I understand the point of your question and you have very good answers in other comments. However, I'd like to point out that "seniority", in many cases, is very subjective and the quality of seniority across companies varies quite drastically. So don't take seniority as a kind of heaven you need to get to by knowing a certain amount of things.
To me, the biggest things are hard to teach and are related to human processes.
One is treating your team well and developing the juniors under you, including understanding that each individual may have different needs or require a different approach.
Two is that the best theoretical technical approach is not usually the best real life approach. The number of times I've seen technically elegant code fail because of human systems is quite high. A real example... Yes, I see you used maps and spread operators to concatenate shared vs core values in a CSP file that's shared between multiple sites in a monorepo. How do you think we can maintain that between multiple teams when we don't have clear delineation of ownership? The code works elegantly, but the human processes around ownership to maintain it are absolutely garbage. You should duplicate the shared CSP for each site and task them with stripping out any unnecessary entries for their own file/site. If not, then at least we can open vulnerabilities against individual sites. But hey, telling my TL that didn't work so now we're in a shitty position and I got a low rating for disagreeing.

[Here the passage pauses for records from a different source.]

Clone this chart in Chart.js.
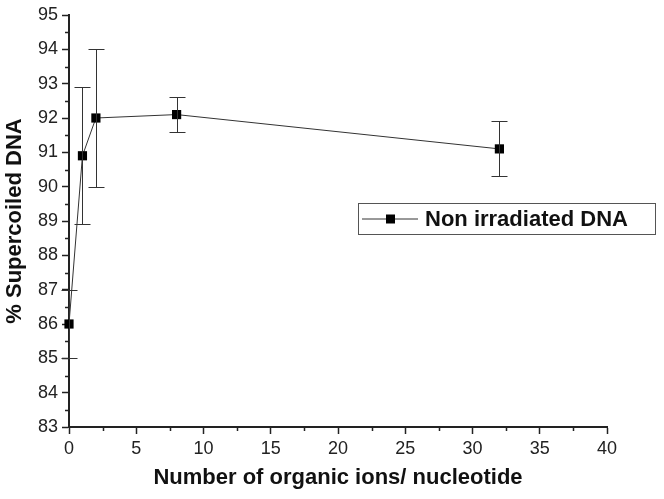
<!DOCTYPE html>
<html>
<head>
<meta charset="utf-8">
<script src="https://cdn.jsdelivr.net/npm/chart.js@4"></script>
<style>
  html, body { margin: 0; padding: 0; background: #fff; }
  #wrap { width: 664px; height: 499px; position: relative; }
</style>
</head>
<body>
<div id="wrap"><canvas id="chart"></canvas></div>
<script>
// Datos
const ionsPerNucleotide = [0, 1, 2, 8, 32];
const supercoiledPct = [86.0, 90.9, 92.0, 92.1, 91.1];
const errorPct = [1.0, 2.0, 2.0, 0.5, 0.8];
const seriesLabel = 'Non irradiated DNA';
const xTitle = 'Number of organic ions/ nucleotide';
const yTitle = '% Supercoiled DNA';

const axisColor = '#222';
const fontFam = "'Liberation Sans', Arial, Helvetica, sans-serif";

// Barras de error, ticks menores y leyenda dibujados con las escalas
const extras = {
    id: 'extras',
    afterDatasetsDraw(chart) {
        const ctx = chart.ctx;
        const xs = chart.scales.x, ys = chart.scales.y;
        ctx.save();
        ctx.strokeStyle = '#333';
        ctx.lineWidth = 1;
        ionsPerNucleotide.forEach((xv, i) => {
            const px = Math.round(xs.getPixelForValue(xv)) + 0.5;
            const top = Math.round(ys.getPixelForValue(supercoiledPct[i] + errorPct[i])) + 0.5;
            const bot = Math.round(ys.getPixelForValue(supercoiledPct[i] - errorPct[i])) + 0.5;
            ctx.beginPath();
            ctx.moveTo(px, top); ctx.lineTo(px, bot);
            ctx.moveTo(px - 8, top); ctx.lineTo(px + 8, top);
            ctx.moveTo(px - 8, bot); ctx.lineTo(px + 8, bot);
            ctx.stroke();
        });
        ctx.restore();
    },
    afterDraw(chart) {
        const ctx = chart.ctx;
        const xs = chart.scales.x, ys = chart.scales.y;
        const area = chart.chartArea;
        ctx.save();
        ctx.strokeStyle = axisColor;
        ctx.lineWidth = 1.5;
        ctx.beginPath();
        for (let v = 83.5; v < 95; v += 1) {
            const py = Math.round(ys.getPixelForValue(v)) + 0.5;
            ctx.moveTo(area.left, py); ctx.lineTo(area.left - 4, py);
        }
        for (let v = 2.5; v < 40; v += 5) {
            const px = Math.round(xs.getPixelForValue(v)) + 0.5;
            ctx.moveTo(px, area.bottom); ctx.lineTo(px, area.bottom + 4);
        }
        ctx.stroke();

        // leyenda
        const bx = 358, by = 203, bw = 297, bh = 31;
        ctx.lineWidth = 1;
        ctx.strokeStyle = '#555';
        ctx.fillStyle = '#fff';
        ctx.fillRect(bx, by, bw, bh);
        ctx.strokeRect(bx + 0.5, by + 0.5, bw, bh);
        const cy = by + bh / 2 + 0.5;
        ctx.strokeStyle = '#333';
        ctx.beginPath();
        ctx.moveTo(bx + 4, cy); ctx.lineTo(bx + 60, cy);
        ctx.stroke();
        ctx.fillStyle = '#000';
        ctx.fillRect(bx + 28, cy - 4.5, 9, 9);
        ctx.fillStyle = '#111';
        ctx.font = 'bold 22px ' + fontFam;
        ctx.textBaseline = 'middle';
        ctx.textAlign = 'left';
        ctx.fillText(seriesLabel, bx + 67, cy + 1);
        ctx.restore();
    }
};

new Chart(document.getElementById('chart'), {
    type: 'line',
    data: {
        datasets: [{
            label: seriesLabel,
            data: ionsPerNucleotide.map((x, i) => ({ x: x, y: supercoiledPct[i] })),
            borderColor: '#333',
            borderWidth: 1,
            pointStyle: 'rect',
            pointRadius: 6.5,
            pointBackgroundColor: '#000',
            pointBorderColor: '#000',
            pointBorderWidth: 0,
            tension: 0,
            clip: false
        }]
    },
    options: {
        responsive: true,
        maintainAspectRatio: false,
        animation: false,
        events: [],
        layout: { padding: { top: 15, right: 57, left: 0, bottom: 0 } },
        plugins: {
            legend: { display: false },
            tooltip: { enabled: false }
        },
        scales: {
            x: {
                type: 'linear',
                min: 0,
                max: 40,
                afterFit(scale) { scale.height = 72; },
                ticks: {
                    stepSize: 5,
                    color: '#222',
                    font: { family: fontFam, size: 18 },
                    padding: 4,
                    maxRotation: 0
                },
                grid: {
                    drawOnChartArea: false,
                    tickLength: 7,
                    tickWidth: 1.5,
                    tickColor: axisColor
                },
                border: { color: axisColor, width: 2 },
                title: {
                    display: true,
                    text: xTitle,
                    color: '#111',
                    font: { family: fontFam, size: 22, weight: 'bold' },
                    padding: { top: 0, bottom: 8 }
                }
            },
            y: {
                min: 83,
                max: 95,
                afterFit(scale) { scale.width = 69; },
                ticks: {
                    stepSize: 1,
                    color: '#222',
                    font: { family: fontFam, size: 18 },
                    padding: 4
                },
                grid: {
                    drawOnChartArea: false,
                    tickLength: 7,
                    tickWidth: 1.5,
                    tickColor: axisColor
                },
                border: { color: axisColor, width: 2 },
                title: {
                    display: true,
                    text: yTitle,
                    color: '#111',
                    font: { family: fontFam, size: 22, weight: 'bold' },
                    padding: { top: 2, bottom: 0 }
                }
            }
        }
    },
    plugins: [extras]
});
</script>
</body>
</html>
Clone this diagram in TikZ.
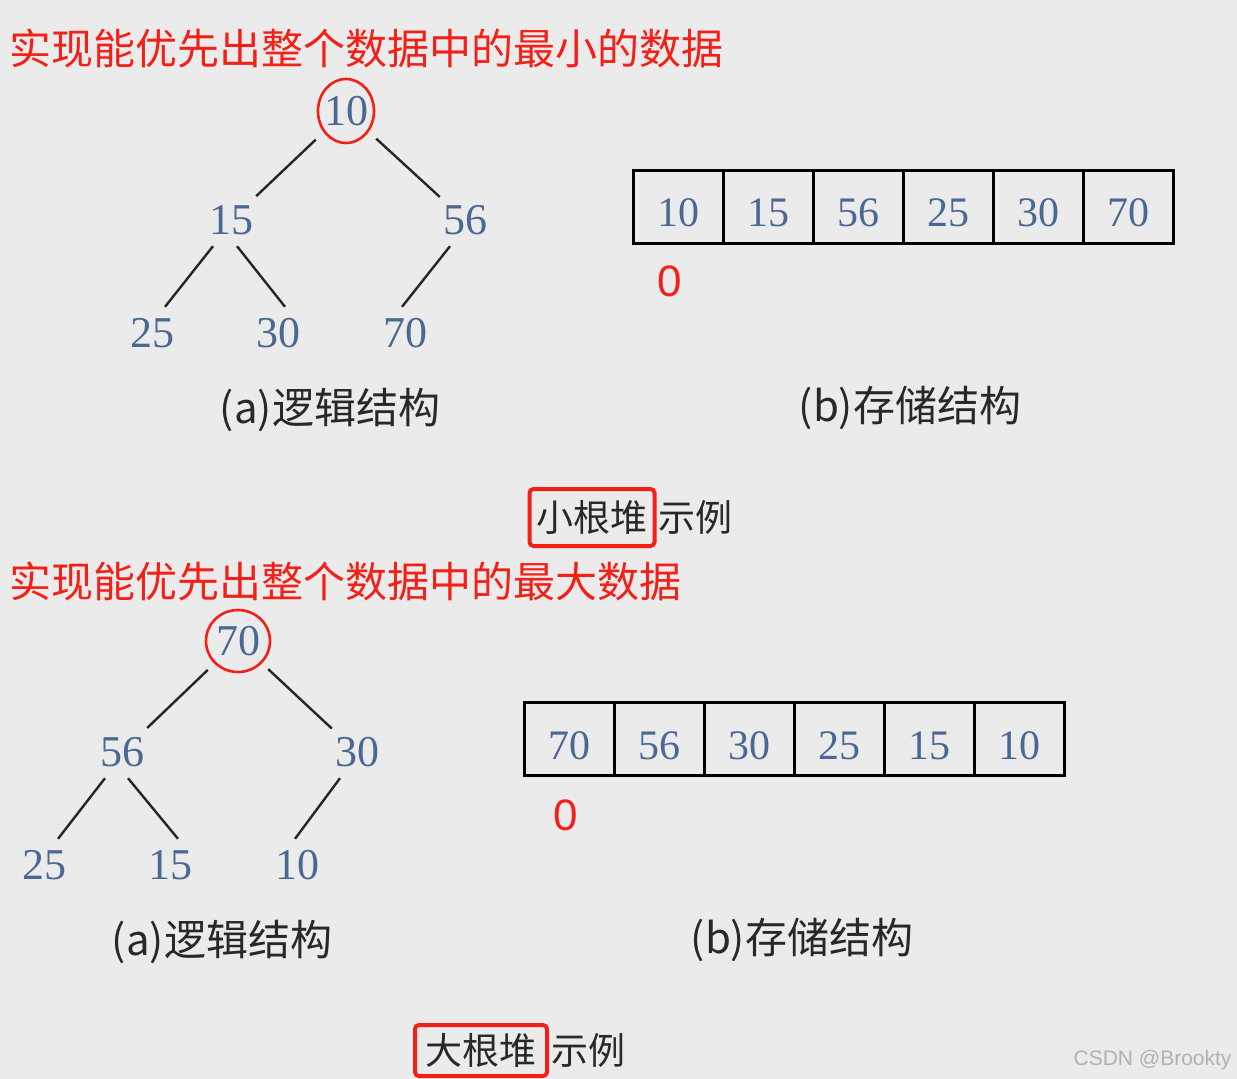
\documentclass[tikz,border=0pt]{standalone}
\usepackage{fontspec}
\setmainfont{Liberation Serif}
\newfontfamily\cjkfont{Noto Sans CJK SC}
\newfontfamily\marksans{Liberation Sans}
\usetikzlibrary{positioning}
\definecolor{heapbg}{RGB}{235,235,235}
\definecolor{heapnum}{RGB}{74,104,146}
\definecolor{heapred}{RGB}{244,32,24}
\definecolor{heapink}{RGB}{40,40,40}
\newcommand{\bigsize}[1]{\fontsize{#1}{#1}\selectfont}
\tikzset{
  key/.style={rectangle,inner sep=0pt,minimum width=50pt,minimum height=52pt,text=heapnum,font=\bigsize{44}},
  rootkey/.style={key,minimum width=60pt,minimum height=60pt},
  link/.style={line width=2.4pt,draw=black!85},
  cell/.style={draw,line width=3pt,minimum width=90pt,minimum height=73pt,inner sep=0pt,
    text height=40pt,text depth=0pt,text=heapnum,font=\bigsize{42}},
  title/.style={anchor=west,text=heapred,font=\cjkfont\bigsize{42}},
  caption/.style={text=heapink,font=\cjkfont\bigsize{42}},
  tag/.style={text=heapink,font=\cjkfont\bigsize{37},inner sep=0pt},
  tagbox/.style={tag,draw=heapred,line width=4pt,rounded corners=4pt},
  zero/.style={text=heapred,font=\marksans\bigsize{44}},
}
\begin{document}
\begin{tikzpicture}[x=1pt,y=-1pt]
  \fill[heapbg] (0,0) rectangle (1237,1079);
  \useasboundingbox (0,0) rectangle (1237,1079);

  % min heap
  \node[title] (mintitle) at (6,48) {实现能优先出整个数据中的最小的数据};
  \node[rootkey] (n10) at (346,111) {10};
  \draw[heapred,line width=2.6pt] (n10) ellipse [x radius=28, y radius=32];
  \node[key] (n15) at (231,220) {15};
  \node[key] (n56) at (465,220) {56};
  \node[key] (n25) at (152,333) {25};
  \node[key] (n30) at (278,333) {30};
  \node[key] (n70) at (405,333) {70};
  \draw[link] (n10) -- (n15);
  \draw[link] (n10) -- (n56);
  \draw[link] ([xshift=-18pt]n15.south) -- ([xshift=13pt]n25.north);
  \draw[link] ([xshift=6pt]n15.south) -- ([xshift=7pt]n30.north);
  \draw[link] ([xshift=-15pt]n56.south) -- ([xshift=-3pt]n70.north);
  \foreach \v [count=\i] in {10,15,56,25,30,70}
    \node[cell] (min\i) at ({588+90*\i},206.5) {\v};
  \node[zero] (minzero) at (670,281) {0};
  \node[caption] (mina) at (330,410) {(a)逻辑结构};
  \node[caption] (minb) at (910,408) {(b)存储结构};
  \node[tagbox,minimum width=125pt,minimum height=57pt] (minname) at (592,517.5) {小根堆};
  \node[tag,right=2pt of minname] (minex) {示例};

  % max heap
  \node[title] (maxtitle) at (6,581) {实现能优先出整个数据中的最大数据};
  \node[rootkey] (m70) at (238,641) {70};
  \draw[heapred,line width=2.6pt] (m70) ellipse [x radius=32, y radius=31];
  \node[key] (m56) at (122,752) {56};
  \node[key] (m30) at (357,752) {30};
  \node[key] (m25) at (44,865) {25};
  \node[key] (m15) at (170,865) {15};
  \node[key] (m10) at (297,865) {10};
  \draw[link] (m70) -- (m56);
  \draw[link] (m70) -- (m30);
  \draw[link] ([xshift=-17pt]m56.south) -- ([xshift=14pt]m25.north);
  \draw[link] ([xshift=6pt]m56.south) -- ([xshift=8pt]m15.north);
  \draw[link] ([xshift=-17pt]m30.south) -- ([xshift=-2pt]m10.north);
  \foreach \v [count=\i] in {70,56,30,25,15,10}
    \node[cell] (max\i) at ({479+90*\i},739) {\v};
  \node[zero] (maxzero) at (566,815) {0};
  \node[caption] (maxa) at (222,942) {(a)逻辑结构};
  \node[caption] (maxb) at (802,940) {(b)存储结构};
  \node[tagbox,minimum width=132pt,minimum height=51pt] (maxname) at (481,1050.5) {大根堆};
  \node[tag,right=2pt of maxname] (maxex) {示例};

  \node[anchor=east,text=black!30,font=\marksans\bigsize{21}] (mark) at (1235,1060) {CSDN @Brookty};
\end{tikzpicture}
\end{document}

Pretend you are prepping for a design interview then consume all the material necessary to learn that.
Hi Swirly, As I know, Martin Fowler’s blog is great for deep dives into software design, and newsletters like Software Lead Weekly keep you updated on trends. For hands-on learning, focus on open-source projects or start a side project. Engage in communities like Reddit or Stack Overflow, read books (Clean Code and Design Patterns are the best) and try pair programming to learn from others.